Machine learning is not magic—it is adjustable logic. This episode breaks down how weights, biases, and loss actually work so you can stop treating Core ML models like black boxes and start catching the shortcuts that make them fail in the field.
🧠Weights and Biases Are Adjustable Logic
Traditional code is explicit rules. ML replaces those rules with thousands of sliders (weights) plus offsets (biases) that shape a decision boundary. Training is just nudging those sliders until the output matches reality more often than not.
- →Weights act like multipliers on input features—how much a signal should matter.
- →Biases shift the boundary—useful when the right answer is rarely zeroed around the origin.
- →Model intuition: think of a massive SwiftUI stack of sliders the system tunes from noise into signal.
⚙️Forward Pass → Loss → Backprop
Learning is iterative error reduction.
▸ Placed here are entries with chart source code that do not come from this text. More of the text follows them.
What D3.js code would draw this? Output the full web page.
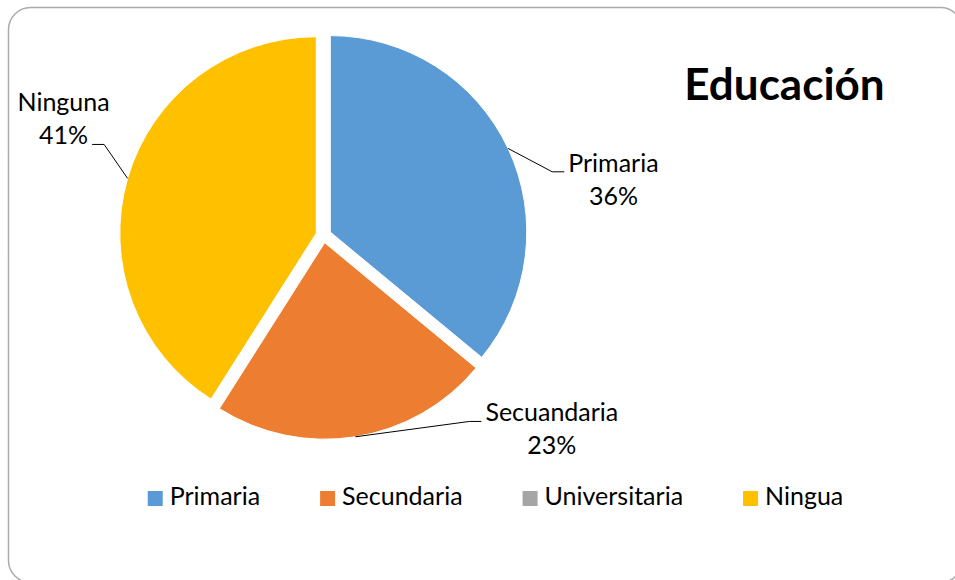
<!DOCTYPE html>
<html>
<head>
<meta charset="utf-8">
<script src="https://cdn.jsdelivr.net/npm/d3@7"></script>
<style>
  body { margin: 0; background: #fff; }
  text { font-family: Lato, sans-serif; fill: #000; }
</style>
</head>
<body>
<script>
// chart data
var categories = ['Primaria', 'Secundaria', 'Universitaria', 'Ninguna'];
var sliceLabels = ['Primaria', 'Secuandaria', 'Universitaria', 'Ninguna'];
var legendLabels = ['Primaria', 'Secundaria', 'Universitaria', 'Ningua'];
var values = [36, 23, 0, 41];
var colors = ['#5b9bd5', '#ed7d31', '#a5a5a5', '#ffc000'];
var title = 'Educación';

var width = 955,
    height = 580,
    cx = 323.5,
    cy = 235.3,
    radius = 196.5,
    explode = 7.5,
    labelRadius = 230,
    labelShift = [10, -30, 0, 6.5],   // degrees, where leader elbows sit
    lineHeight = 33,
    fontSize = '25px',
    legendGap = 60;

var svg = d3.select('body')
  .append('svg')
    .attr('width', width)
    .attr('height', height);

// rounded chart frame
svg.append('rect')
    .attr('x', 8.5)
    .attr('y', 7.5)
    .attr('width', 954)
    .attr('height', 575)
    .attr('rx', 22)
    .attr('fill', '#fff')
    .attr('stroke', '#ababab')
    .attr('stroke-width', 1.5);

var total = d3.sum(values);
var pct = d3.format('.0%');

var pie = d3.pie().sort(null).value(function(d){ return d; });
var arc = d3.arc().innerRadius(0).outerRadius(radius);
var arcs = pie(values);

function midAngle(d){ return (d.startAngle + d.endAngle) / 2; }
function polar(a, r){ return [Math.sin(a) * r, -Math.cos(a) * r]; }

var g = svg.append('g')
    .attr('transform', 'translate(' + cx + ',' + cy + ')');

var slices = g.selectAll('g.slice')
  .data(arcs)
  .enter()
  .append('g')
    .attr('class', 'slice')
    .attr('transform', function(d){
      var o = polar(midAngle(d), explode);
      return 'translate(' + o[0] + ',' + o[1] + ')';
    });

slices.append('path')
    .attr('d', arc)
    .attr('fill', function(d, i){ return colors[i]; })
    .attr('stroke', '#fff')
    .attr('stroke-width', 1);

// data labels with leader lines
slices.filter(function(d){ return d.value > 0; })
  .each(function(d){
    var i = d.index,
        sel = d3.select(this),
        a = midAngle(d),
        start = polar(a, radius),
        elbow = polar(a + labelShift[i] * Math.PI / 180, labelRadius),
        side = elbow[0] >= 0 ? 1 : -1,
        end = [elbow[0] + side * 12, elbow[1]];

    sel.append('polyline')
        .attr('points', [start, elbow, end].map(function(p){ return p.join(','); }).join(' '))
        .attr('fill', 'none')
        .attr('stroke', '#000')
        .attr('stroke-width', 1);

    var lines = [sliceLabels[i], pct(d.value / total)];
    var t = sel.append('text')
        .attr('text-anchor', 'middle')
        .style('font-size', fontSize);
    t.selectAll('tspan')
      .data(lines)
      .enter()
      .append('tspan')
        .text(function(s){ return s; });

    // right labels hang off the first line, left ones off the second
    var tsp = t.selectAll('tspan').nodes();
    var attachLine = side > 0 ? 0 : 1;
    var w = tsp[attachLine].getComputedTextLength();
    var mx = end[0] + side * (4 + w / 2);
    tsp.forEach(function(node, k){
      d3.select(node)
        .attr('x', mx)
        .attr('y', end[1] + (k - attachLine) * lineHeight);
    });
  });

// title
svg.append('text')
    .attr('x', 784.5)
    .attr('y', 100)
    .attr('text-anchor', 'middle')
    .style('font-size', '44px')
    .style('font-weight', 'bold')
    .text(title);

// legend
var legend = svg.append('g');
var items = legend.selectAll('g')
  .data(categories)
  .enter()
  .append('g');

items.append('rect')
    .attr('width', 15)
    .attr('height', 15)
    .attr('y', -14)
    .attr('fill', function(d, i){ return colors[i]; });

items.append('text')
    .attr('x', 22)
    .style('font-size', fontSize)
    .text(function(d, i){ return legendLabels[i]; });

var xPos = 0;
items.each(function(){
  d3.select(this).attr('transform', 'translate(' + xPos + ',0)');
  xPos += this.getBBox().width + legendGap;
});
var legendWidth = xPos - legendGap;
legend.attr('transform', 'translate(' + (495.5 - legendWidth / 2) + ',505)');
</script>
</body>
</html>
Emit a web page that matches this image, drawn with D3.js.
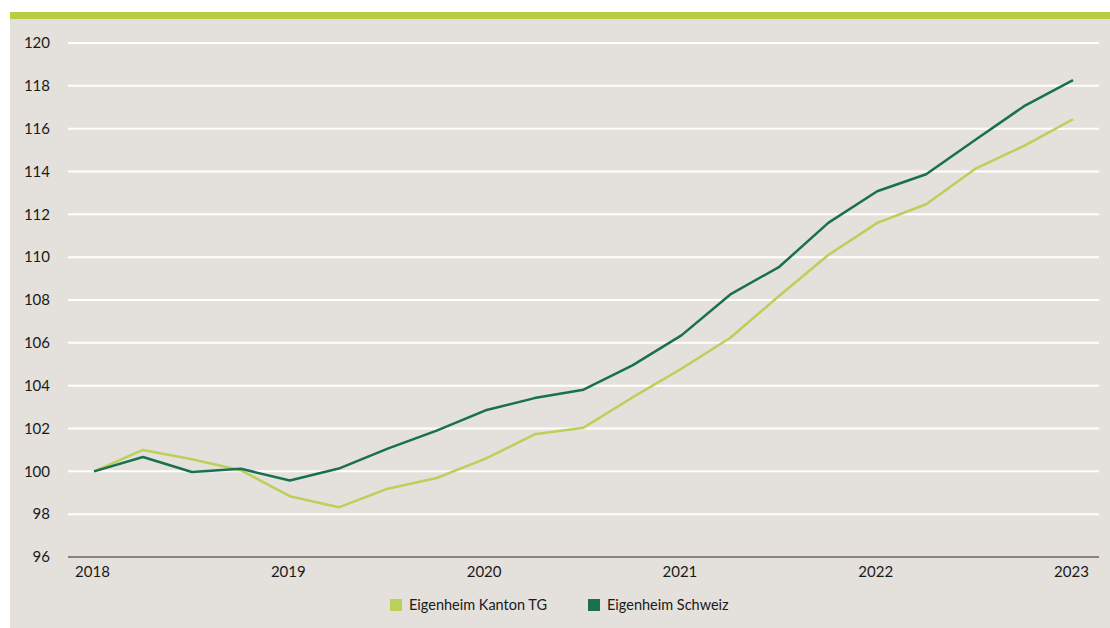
<!DOCTYPE html>
<html>
<head>
<meta charset="utf-8">
<script src="https://cdn.jsdelivr.net/npm/d3@7"></script>
<style>
  html, body { margin: 0; padding: 0; background: #fff; }
  svg { display: block; font-family: Lato, "Noto Sans", sans-serif; }
</style>
</head>
<body>
<svg id="chart" width="1110" height="628"></svg>
<script>
// quarterly index, Q1 2018 = 100
const years = ['2018', '2019', '2020', '2021', '2022', '2023']
const kantonTG = [100, 101.0, 100.56, 100.05, 98.84, 98.32, 99.19, 99.69, 100.59, 101.73, 102.04,
    103.45, 104.79, 106.24, 108.2, 110.1, 111.6, 112.47, 114.12, 115.2, 116.44]
const schweiz = [100, 100.67, 99.97, 100.12, 99.57, 100.13, 101.06, 101.9, 102.85, 103.42, 103.81,
    104.95, 106.35, 108.26, 109.55, 111.6, 113.08, 113.87, 115.47, 117.05, 118.27]
const yTicks = [96, 98, 100, 102, 104, 106, 108, 110, 112, 114, 116, 118, 120]
const seriesNames = ['Eigenheim Kanton TG', 'Eigenheim Schweiz']

const colors = ['#bad159', '#19704f']

const svg = d3.select('#chart')
const width = 1110, height = 628

// panel background + top accent bar
svg.append('rect')
    .attr('x', 10).attr('y', 12)
    .attr('width', width - 10).attr('height', height - 12)
    .attr('fill', '#e4e0dc')
svg.append('rect')
    .attr('x', 10).attr('y', 12)
    .attr('width', width - 10).attr('height', 7)
    .attr('fill', '#b8cd45')

const margin = {top: 43, left: 68, right: 11, bottom: 71}
const plotLeft = margin.left, plotRight = width - margin.right
const plotTop = margin.top, plotBottom = height - margin.bottom

const xScale = d3.scaleLinear()
    .domain([0, kantonTG.length - 1])
    .range([94, 1073])

const yScale = d3.scaleLinear()
    .domain([96, 120])
    .range([plotBottom, plotTop])

// gridlines
svg.append('g')
    .selectAll('line')
    .data(yTicks.filter(d => d > 96))
    .enter()
    .append('line')
    .attr('x1', plotLeft).attr('x2', plotRight)
    .attr('y1', d => yScale(d)).attr('y2', d => yScale(d))
    .attr('stroke', '#ffffff')
    .attr('stroke-width', 2)

// baseline
svg.append('line')
    .attr('x1', plotLeft).attr('x2', plotRight)
    .attr('y1', yScale(96)).attr('y2', yScale(96))
    .attr('stroke', '#8c8278')
    .attr('stroke-width', 2)

// y axis labels
const yAxis = svg.append('g')
    .attr('transform', 'translate(50,0)')
    .call(d3.axisLeft(yScale).tickValues(yTicks).tickSize(0).tickPadding(0))
yAxis.select('.domain').remove()
yAxis.selectAll('text')
    .attr('font-size', 15)
    .attr('fill', '#1a1a1a')
    .attr('font-family', 'Lato, "Noto Sans", sans-serif')

// x axis labels
const xAxis = svg.append('g')
    .attr('transform', `translate(-2, ${plotBottom})`)
    .call(d3.axisBottom(xScale)
        .tickValues(years.map((d, i) => i * 4))
        .tickFormat((d, i) => years[i])
        .tickSize(0).tickPadding(9))
xAxis.select('.domain').remove()
xAxis.selectAll('text')
    .attr('font-size', 15)
    .attr('fill', '#1a1a1a')
    .attr('font-family', 'Lato, "Noto Sans", sans-serif')

// lines
const line = d3.line()
    .x((d, i) => xScale(i))
    .y(d => yScale(d))

;[kantonTG, schweiz].forEach((s, k) => {
    svg.append('path')
        .datum(s)
        .attr('d', line)
        .attr('fill', 'none')
        .attr('stroke', colors[k])
        .attr('stroke-width', 2.5)
        .attr('stroke-linejoin', 'round')
})

// legend
const legendX = [390, 588]
const legend = svg.append('g')
    .selectAll('g')
    .data(seriesNames)
    .enter()
    .append('g')
    .attr('transform', (d, i) => `translate(${legendX[i]}, 599)`)
legend.append('rect')
    .attr('width', 12).attr('height', 12)
    .attr('fill', (d, i) => colors[i])
legend.append('text')
    .attr('x', 19).attr('y', 11)
    .attr('font-size', 14.5)
    .attr('fill', '#1a1a1a')
    .text(d => d)
</script>
</body>
</html>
Each batch runs a forward pass, measures how wrong the guess was, and nudges the weights in the direction that would have reduced that error.
- Forward pass: inputs flow through weights and biases to a prediction.
- Loss: quantify how wrong the prediction was—like unit test output for ML.
- Backpropagation: compute which weights contributed to the error and adjust via gradient descent. Learning rate is the step size down the hill.
The same loop powers Create ML behind the scenes—you point it at labeled data, and it handles the passes, loss, and updates for you.
🍎Why Good Models Fail in Reality
Two traps make lab-perfect models crash on-device: overfitting and data leakage. Both create inflated metrics that collapse on real inputs.
Overfitting
The model memorizes pristine training conditions—like bolts on a mahogany desk—so it fails on concrete, bad lighting, or motion blur.
Data Leakage (Shortcut Learning)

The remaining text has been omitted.